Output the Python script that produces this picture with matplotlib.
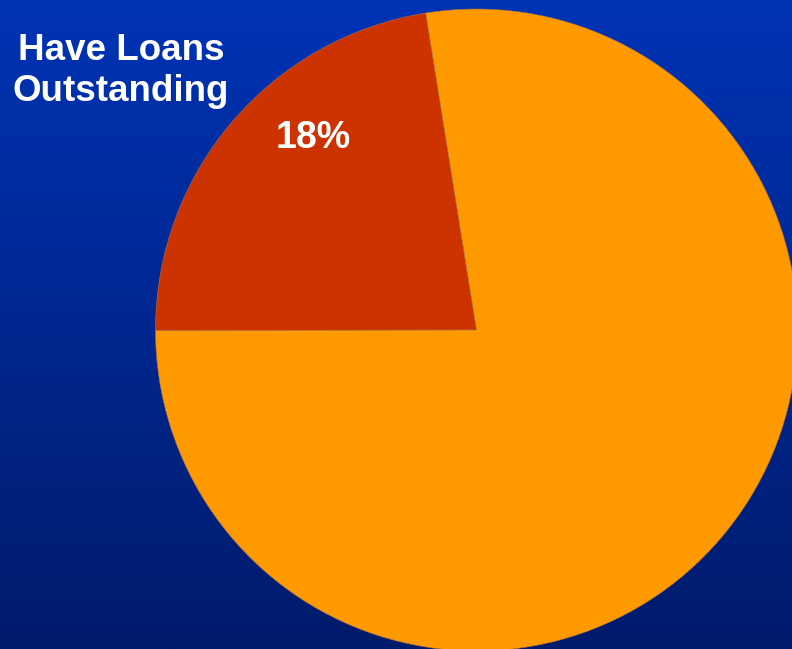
import matplotlib
matplotlib.use("Agg")
import matplotlib.pyplot as plt
import numpy as np

# slice shares as drawn in the picture (the printed label reads 18%)
labels = ["Have Loans Outstanding", "No Loans"]
shares = [22.5, 77.5]
slice_label = "18%"
colors = ["#cc3300", "#ff9900"]

W, H = 792, 649
fig = plt.figure(figsize=(W / 100, H / 100), dpi=100)
ax = fig.add_axes([0, 0, 1, 1])

# blue vertical gradient background
grad = np.linspace(0, 1, 256).reshape(-1, 1)
top = np.array([0x00, 0x33, 0xb5]) / 255
bot = np.array([0x00, 0x1b, 0x6b]) / 255
img = top + (bot - top) * grad[..., None]
ax.imshow(img, extent=[0, W, 0, H], aspect="auto", origin="upper", zorder=0)

# pie, in pixel coordinates
ax.pie(shares, colors=colors, startangle=99.1, counterclock=True,
       center=(476.5, H - 330), radius=321, frame=True,
       wedgeprops=dict(edgecolor="#b07040", linewidth=0.4, zorder=2))

ax.text(121, H - 71, "Have Loans\nOutstanding", color="white", fontsize=26.5,
        fontweight="bold", family="Liberation Sans", ha="center", va="center",
        linespacing=1.25, zorder=3)
ax.text(313, H - 138, slice_label, color="white", fontsize=27,
        fontweight="bold", family="Liberation Sans", ha="center", va="center",
        zorder=3)

ax.set_xlim(0, W)
ax.set_ylim(0, H)
ax.set_aspect("auto")
ax.axis("off")

fig.savefig("out.png", dpi=100)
☆ ☆ ☆ ☆
_EXERCISE DIRECTIONS_. Transcribe the listing in full. Omit the pictures and keep every line exact.

_RESPONSE TO THE EXERCISE_.
Output the Python script that produces this picture with matplotlib.
import matplotlib
matplotlib.use("Agg")
import matplotlib.pyplot as plt
import numpy as np

# slice shares as drawn in the picture (the printed label reads 18%)
labels = ["Have Loans Outstanding", "No Loans"]
shares = [22.5, 77.5]
slice_label = "18%"
colors = ["#cc3300", "#ff9900"]

W, H = 792, 649
fig = plt.figure(figsize=(W / 100, H / 100), dpi=100)
ax = fig.add_axes([0, 0, 1, 1])

# blue vertical gradient background
grad = np.linspace(0, 1, 256).reshape(-1, 1)
top = np.array([0x00, 0x33, 0xb5]) / 255
bot = np.array([0x00, 0x1b, 0x6b]) / 255
img = top + (bot - top) * grad[..., None]
ax.imshow(img, extent=[0, W, 0, H], aspect="auto", origin="upper", zorder=0)

# pie, in pixel coordinates
ax.pie(shares, colors=colors, startangle=99.1, counterclock=True,
       center=(476.5, H - 330), radius=321, frame=True,
       wedgeprops=dict(edgecolor="#b07040", linewidth=0.4, zorder=2))

ax.text(121, H - 71, "Have Loans\nOutstanding", color="white", fontsize=26.5,
        fontweight="bold", family="Liberation Sans", ha="center", va="center",
        linespacing=1.25, zorder=3)
ax.text(313, H - 138, slice_label, color="white", fontsize=27,
        fontweight="bold", family="Liberation Sans", ha="center", va="center",
        zorder=3)

ax.set_xlim(0, W)
ax.set_ylim(0, H)
ax.set_aspect("auto")
ax.axis("off")

fig.savefig("out.png", dpi=100)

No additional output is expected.